Dementia is a general term for loss of memory and other mental abilities that is severe enough to interfere with daily life. While Alzheimer’s disease is the most common form of dementia, it is not the only kind. Below is a list of other types of diseases that can also affect brain health.
Dementia with Lewy Bodies: A type of dementia caused by abnormal clumps of proteins called Lewy bodies that damage brain cells. Symptoms include changes in thinking, visual hallucinations, slowness and stiffness of movements, tremors, and acting out of dreams.
Parkinson’s disease Dementia: A decline in thinking and reasoning that develops in someone diagnosed with Parkinson’s disease due to damage to brain cells by Lewy bodies. Symptoms are similar to dementia with Lewy Bodies.
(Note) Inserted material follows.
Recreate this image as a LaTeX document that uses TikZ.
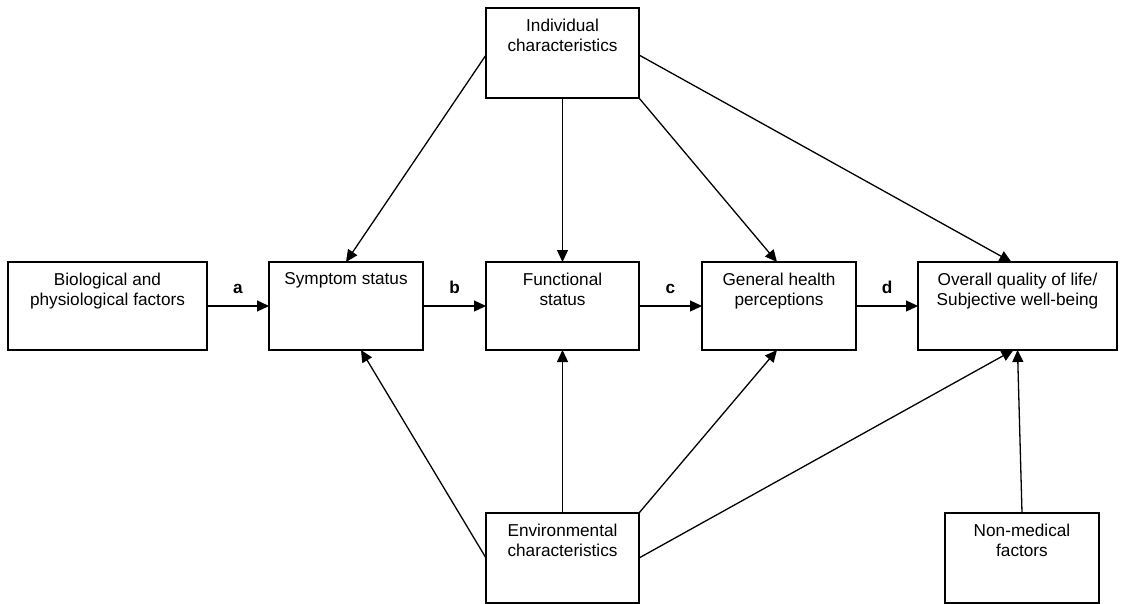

Frontotemporal Dementia (FTD): A group of dementia’s caused by a loss of brain cells, due to damage by a protein called tau, in the front and side areas of the brain. These areas of the brain control personality, behavior, and language. Typical symptoms include changes in personality, behavior, and problems with language. Most people with FTD are diagnosed at a younger age (40-60) than other types of dementia.
Vascular Dementia:A type of dementia caused by blocked blood flow to the brain. Changes in thinking can occur suddenly following a stroke or get worse over time due to many small blockages. Symptoms depend on the part of the brain affected, but often include confusion and problems paying attention. Risk factors include high blood pressure, obesity, smoking, heart disease, and a family history.
Mixed Dementia: A condition in which changes in thinking and memory are linked to more than one type of dementia. This most frequently occurs when Alzheimer’s disease coexists with vascular dementia, but can also occur with Lewy bodies.
Normal Pressure Hydrocephalus: A disorder in which there is a buildup of fluid in the brain. Symptoms include problems with thinking, difficulty walking, and loss of bladder control.
Creutzfeldt-Jakob Disease: A rare, fatal brain disease caused by the abnormal folding of proteins in the brain, known as prions. These abnormally folded prions destroy brain cells leading to a rapid decline in thinking, as well as unusual muscle movements, difficulty walking, and mood changes.
Huntington’s Disease: A brain disorder caused by an abnormal gene located on chromosome 4. Symptoms include unusual muscle movements, problems with thinking and reasoning, and changes in mood.
Posterior Cortical Atrophy: A loss of brain cells in the part of the brain located in the back of the head, an area that is responsible for visual information. Symptoms include blurry vision that is not improved with glasses and difficulty with visual tasks. Some patients may also develop problems with attention and memory.